#### [TASK INPUT]
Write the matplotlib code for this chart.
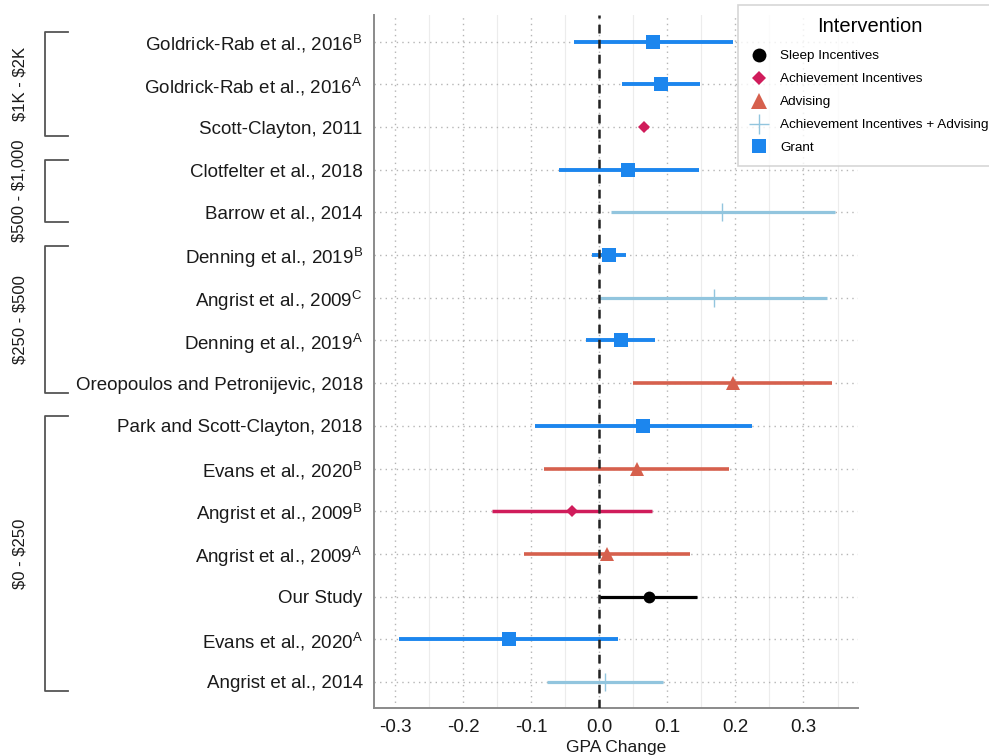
import numpy as np
import matplotlib.pyplot as plt
from matplotlib.lines import Line2D
from matplotlib import transforms

plt.rcParams['font.family'] = 'Liberation Sans'
plt.rcParams['mathtext.fontset'] = 'custom'
plt.rcParams['mathtext.rm'] = 'Liberation Sans'
plt.rcParams['mathtext.it'] = 'Liberation Sans:italic'
plt.rcParams['mathtext.bf'] = 'Liberation Sans:bold'

# Studies, top to bottom
studies = [
    r"Goldrick-Rab et al., 2016$^{\mathrm{B}}$",
    r"Goldrick-Rab et al., 2016$^{\mathrm{A}}$",
    "Scott-Clayton, 2011",
    "Clotfelter et al., 2018",
    "Barrow et al., 2014",
    r"Denning et al., 2019$^{\mathrm{B}}$",
    r"Angrist et al., 2009$^{\mathrm{C}}$",
    r"Denning et al., 2019$^{\mathrm{A}}$",
    "Oreopoulos and Petronijevic, 2018",
    "Park and Scott-Clayton, 2018",
    r"Evans et al., 2020$^{\mathrm{B}}$",
    r"Angrist et al., 2009$^{\mathrm{B}}$",
    r"Angrist et al., 2009$^{\mathrm{A}}$",
    "Our Study",
    r"Evans et al., 2020$^{\mathrm{A}}$",
    "Angrist et al., 2014",
]
intervention = [
    "Grant", "Grant", "Achievement Incentives", "Grant",
    "Achievement Incentives + Advising", "Grant",
    "Achievement Incentives + Advising", "Grant", "Advising", "Grant",
    "Advising", "Achievement Incentives", "Advising", "Sleep Incentives",
    "Grant", "Achievement Incentives + Advising",
]
est = [0.079, 0.091, 0.066, 0.043, 0.181, 0.014, 0.168, 0.032,
       0.196, 0.064, 0.055, -0.040, 0.011, 0.073, -0.132, 0.009]
lo = [-0.037, 0.033, 0.061, -0.059, 0.017, -0.010, 0.000, -0.019,
      0.050, -0.095, -0.081, -0.157, -0.110, 0.000, -0.294, -0.076]
hi = [0.196, 0.148, 0.071, 0.147, 0.347, 0.039, 0.335, 0.082,
      0.342, 0.224, 0.191, 0.078, 0.133, 0.144, 0.028, 0.094]

groups = [r"\$1K - \$2K", r"\$500 - \$1,000", r"\$250 - \$500", r"\$0 - \$250"]
group_rows = [(0, 2), (3, 4), (5, 8), (9, 15)]

legend_order = ["Sleep Incentives", "Achievement Incentives", "Advising",
                "Achievement Incentives + Advising", "Grant"]
styles = {
    "Sleep Incentives": dict(color='black', marker='o', ms=8.5, lw=2.3, mew=0),
    "Achievement Incentives": dict(color='#D01C5B', marker='D', ms=6, lw=2.5, mew=0),
    "Advising": dict(color='#D6604D', marker='^', ms=10, lw=2.6, mew=0),
    "Achievement Incentives + Advising": dict(color='#92C5DE', marker='+', ms=13, lw=2.3, mew=1.0),
    "Grant": dict(color='#1C86EE', marker='s', ms=9.5, lw=2.8, mew=0),
}
legend_ms = {"Sleep Incentives": 10, "Achievement Incentives": 7,
             "Advising": 11, "Achievement Incentives + Advising": 14,
             "Grant": 10}

fig = plt.figure(figsize=(9.89, 7.56), dpi=100)
ax = fig.add_axes([0.378, 0.0635, 0.4895, 0.917])

n = len(studies)
ys = np.arange(n)
for i in range(n):
    s = styles[intervention[i]]
    ax.plot([lo[i], hi[i]], [ys[i], ys[i]], color=s['color'], lw=s['lw'],
            solid_capstyle='butt', zorder=2)
    ax.plot(est[i], ys[i], linestyle='none', marker=s['marker'], ms=s['ms'],
            color=s['color'], mew=s['mew'], zorder=4)

ax.axvline(0, color='#222222', ls=(0, (3.5, 2.5)), lw=1.8, zorder=3)

ax.set_xlim(-0.331, 0.380)
ax.set_ylim(n - 1 + 0.61, -0.63)
ax.set_xticks(np.arange(-0.3, 0.31, 0.1))
ax.set_xticklabels(['-0.3', '-0.2', '-0.1', '0.0', '0.1', '0.2', '0.3'])
ax.set_xticks(np.arange(-0.3, 0.36, 0.05), minor=True)
ax.set_yticks(ys)
ax.set_yticklabels(studies)

ax.grid(which='minor', axis='x', color='#ececec', lw=0.8, ls='-', zorder=0)
ax.grid(which='major', axis='x', color='#b5b5b5', lw=1.0, ls=(0, (1, 3)), zorder=1)
ax.grid(which='major', axis='y', color='#b5b5b5', lw=1.0, ls=(0, (1, 3)), zorder=1)
ax.set_axisbelow(True)

for side in ['top', 'right']:
    ax.spines[side].set_visible(False)
for side in ['left', 'bottom']:
    ax.spines[side].set_color('#8a8a8a')
    ax.spines[side].set_linewidth(1.4)

ax.tick_params(axis='y', length=0, pad=8, labelsize=13.5, labelcolor='#1a1a1a')
ax.tick_params(axis='x', which='major', length=0, pad=8, labelsize=13.5, labelcolor='#1a1a1a')
ax.tick_params(axis='x', which='minor', length=0)
ax.set_xlabel("GPA Change", fontsize=12.5, labelpad=3, color='#1a1a1a')

# payment-size brackets on the left
trans = transforms.blended_transform_factory(fig.transFigure, ax.transData)
x0, x1 = 45 / 989, 68 / 989
for label, (a, b) in zip(groups, group_rows):
    top, bot = a - 0.22, b + 0.22
    ax.plot([x1, x0, x0, x1], [top, top, bot, bot], color='#555555', lw=1.3,
            transform=trans, clip_on=False)
    ax.text(20 / 989, (a + b) / 2, label, rotation=90, ha='center', va='center',
            fontsize=12, color='#1a1a1a', transform=trans)

handles = []
for k in legend_order:
    s = styles[k]
    handles.append(Line2D([0], [0], linestyle='none', marker=s['marker'],
                          ms=legend_ms[k], color=s['color'], mew=s['mew'], label=k))
leg = fig.legend(handles=handles, title="Intervention", loc='upper left',
                 bbox_to_anchor=(738 / 989, 1 - 5 / 756), fontsize=9.7,
                 title_fontsize=14.5, frameon=True, fancybox=False,
                 borderaxespad=0, handlelength=1.3, handletextpad=0.95,
                 labelspacing=0.78, borderpad=0.9)
leg.get_frame().set_edgecolor('#cccccc')
leg.get_frame().set_linewidth(1.2)
leg._legend_box.sep = 10

fig.savefig('out.png', dpi=100)
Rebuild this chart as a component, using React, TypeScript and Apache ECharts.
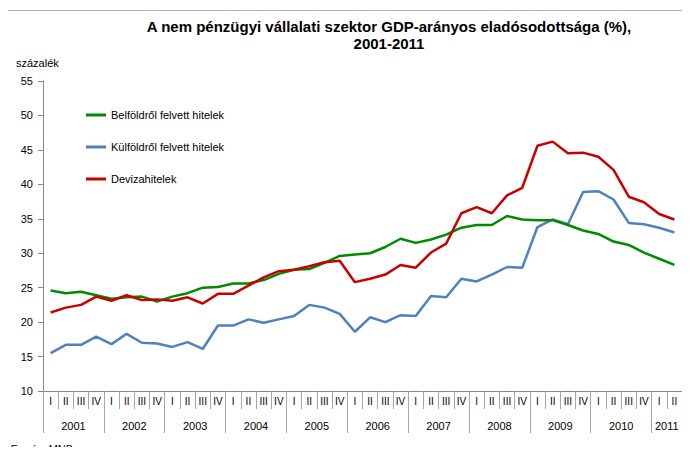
import React, { useEffect, useRef } from "react";
import * as echarts from "echarts";

const years = [2001, 2002, 2003, 2004, 2005, 2006, 2007, 2008, 2009, 2010, 2011];
const quarterNames = ["I", "II", "III", "IV"];
const quarters: string[] = [];
years.forEach((y) => {
  const n = y === 2011 ? 2 : 4;
  for (let q = 0; q < n; q++) quarters.push(quarterNames[q]);
});

const seriesNames = [
  "Belföldről felvett hitelek",
  "Külföldről felvett hitelek",
  "Devizahitelek",
];

const belfoldi = [
  24.6, 24.2, 24.4, 23.9,
  23.4, 23.6, 23.7, 23.0,
  23.7, 24.2, 25.0, 25.1,
  25.6, 25.6, 26.1, 27.0,
  27.6, 27.7, 28.6, 29.6,
  29.8, 30.0, 30.9, 32.1,
  31.5, 32.0, 32.7, 33.7,
  34.1, 34.1, 35.4, 34.9,
  34.8, 34.8, 34.1, 33.3,
  32.8, 31.7, 31.2, 30.1,
  29.2, 28.3,
];

const kulfoldi = [
  15.5, 16.7, 16.7, 17.9,
  16.8, 18.3, 17.0, 16.9,
  16.4, 17.1, 16.1, 19.5,
  19.5, 20.4, 19.9, 20.4,
  20.9, 22.5, 22.1, 21.2,
  18.6, 20.7, 20.0, 21.0,
  20.9, 23.8, 23.6, 26.3,
  25.9, 26.9, 28.0, 27.9,
  33.8, 34.9, 34.2, 38.9,
  39.0, 37.8, 34.4, 34.2,
  33.7, 33.0,
];

const deviza = [
  21.4, 22.1, 22.5, 23.7,
  23.1, 23.9, 23.2, 23.3,
  23.1, 23.6, 22.7, 24.1,
  24.1, 25.3, 26.5, 27.4,
  27.6, 28.1, 28.7, 28.9,
  25.8, 26.3, 26.9, 28.3,
  27.9, 30.1, 31.4, 35.8,
  36.7, 35.8, 38.4, 39.5,
  45.6, 46.2, 44.5, 44.6,
  44.0, 42.1, 38.2, 37.4,
  35.7, 34.9,
];

const yearTickValues = [0, 4, 8, 12, 16, 20, 24, 28, 32, 36, 40, 42];
const yearLabelValues = [2, 6, 10, 14, 18, 22, 26, 30, 34, 38, 41];

const FONT = "'Liberation Sans', Arial, sans-serif";
const AXIS_COLOR = "#868686";
const colors = ["#008a00", "#4f81bd", "#c80000"];

export default function App() {
  const ref = useRef<HTMLDivElement>(null);

  useEffect(() => {
    if (!ref.current) return;
    const chart = echarts.init(ref.current, undefined, { renderer: "svg" });
    const data = [belfoldi, kulfoldi, deviza];
    chart.setOption({
      animation: false,
      backgroundColor: "#ffffff",
      textStyle: { fontFamily: FONT },
      title: {
        text: "A nem pénzügyi vállalati szektor GDP-arányos eladósodottsága (%),\n2001-2011",
        left: 384,
        top: 13,
        textAlign: "center",
        textStyle: {
          fontFamily: FONT,
          fontSize: 15,
          fontWeight: "bold",
          color: "#000000",
          lineHeight: 17,
          align: "center",
        },
      },
      graphic: [
        {
          type: "rect",
          left: 7,
          top: 10,
          shape: { width: 1, height: 445 },
          style: { fill: "#b0b0b0" },
          silent: true,
          z: 50,
        },
        {
          type: "rect",
          left: 7,
          top: 10,
          shape: { width: 683, height: 1 },
          style: { fill: "#b0b0b0" },
          silent: true,
          z: 50,
        },
        {
          type: "text",
          left: 16,
          top: 57,
          style: { text: "százalék", font: `11px ${FONT}`, fill: "#000000" },
        },
        {
          type: "text",
          left: 10,
          top: 443,
          style: { text: "Forrás: MNB", font: `italic 11px ${FONT}`, fill: "#000000" },
        },
      ],
      legend: {
        orient: "vertical",
        left: 86,
        top: 108,
        icon: "rect",
        itemWidth: 20,
        itemHeight: 3,
        itemGap: 18,
        padding: 0,
        data: seriesNames,
        textStyle: { fontFamily: FONT, fontSize: 11, color: "#000000", lineHeight: 14 },
      },
      grid: { left: 43, right: 8, top: 81, bottom: 64, containLabel: false },
      xAxis: [
        {
          type: "category",
          data: quarters,
          boundaryGap: true,
          axisLine: { show: true, lineStyle: { color: AXIS_COLOR, width: 1 } },
          axisTick: {
            show: true,
            interval: 0,
            alignWithLabel: false,
            length: 18,
            lineStyle: { color: "#a6a6a6" },
          },
          axisLabel: {
            interval: 0,
            margin: 5,
            fontFamily: FONT,
            fontSize: 10,
            color: "#000000",
          },
          splitLine: { show: false },
        },
        {
          type: "value",
          min: 0,
          max: 42,
          position: "bottom",
          axisLine: { show: false },
          axisTick: {
            show: true,
            length: 42,
            customValues: yearTickValues,
            lineStyle: { color: "#a6a6a6" },
          },
          axisLabel: {
            show: true,
            margin: 29,
            customValues: yearLabelValues,
            formatter: (v: number) => String(years[Math.floor(v / 4)]),
            fontFamily: FONT,
            fontSize: 11,
            color: "#000000",
          },
          splitLine: { show: false },
        },
      ],
      yAxis: {
        type: "value",
        min: 10,
        max: 55,
        interval: 5,
        axisLine: { show: true, lineStyle: { color: AXIS_COLOR, width: 1 } },
        axisTick: { show: true, length: 5, lineStyle: { color: AXIS_COLOR } },
        axisLabel: { margin: 10, fontFamily: FONT, fontSize: 11, color: "#000000" },
        splitLine: { show: false },
      },
      series: seriesNames.map((name, i) => ({
        name,
        type: "line",
        xAxisIndex: 0,
        data: data[i],
        symbol: "none",
        color: colors[i],
        itemStyle: { color: colors[i] },
        lineStyle: { width: 2.5, color: colors[i] },
        z: i === 2 ? 3 : i === 0 ? 2 : 1,
      })),
    });
    return () => chart.dispose();
  }, []);

  return <div ref={ref} style={{ width: 690, height: 455, margin: -8 }} />;
}
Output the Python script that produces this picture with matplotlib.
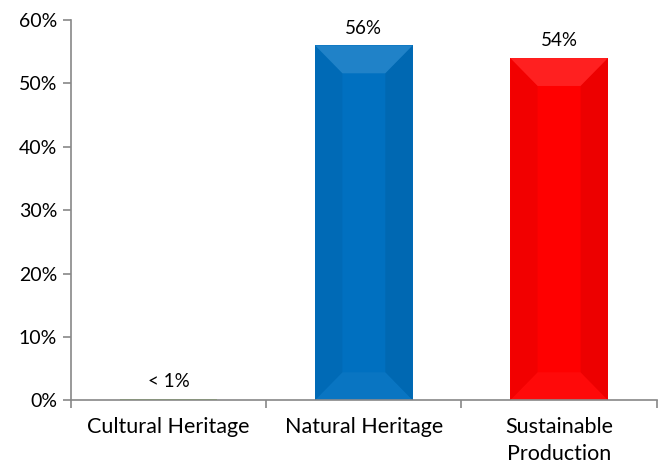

#### [TO DO]
Starting at the first line of the entries, restate word for word everything through the line that holds "plt.rcParams['mathtext.bf'] = 'Liberation", both ends included, but omit any pictures.

#### [SOLUTION TO THIS TASK]
Write the matplotlib code for this chart.
import numpy as np
import matplotlib.pyplot as plt
from matplotlib.lines import Line2D
from matplotlib import transforms

plt.rcParams['font.family'] = 'Liberation Sans'
plt.rcParams['mathtext.fontset'] = 'custom'
plt.rcParams['mathtext.rm'] = 'Liberation Sans'
plt.rcParams['mathtext.it'] = 'Liberation Sans:italic'
plt.rcParams['mathtext.bf'] = 'Liberation Sans:bold'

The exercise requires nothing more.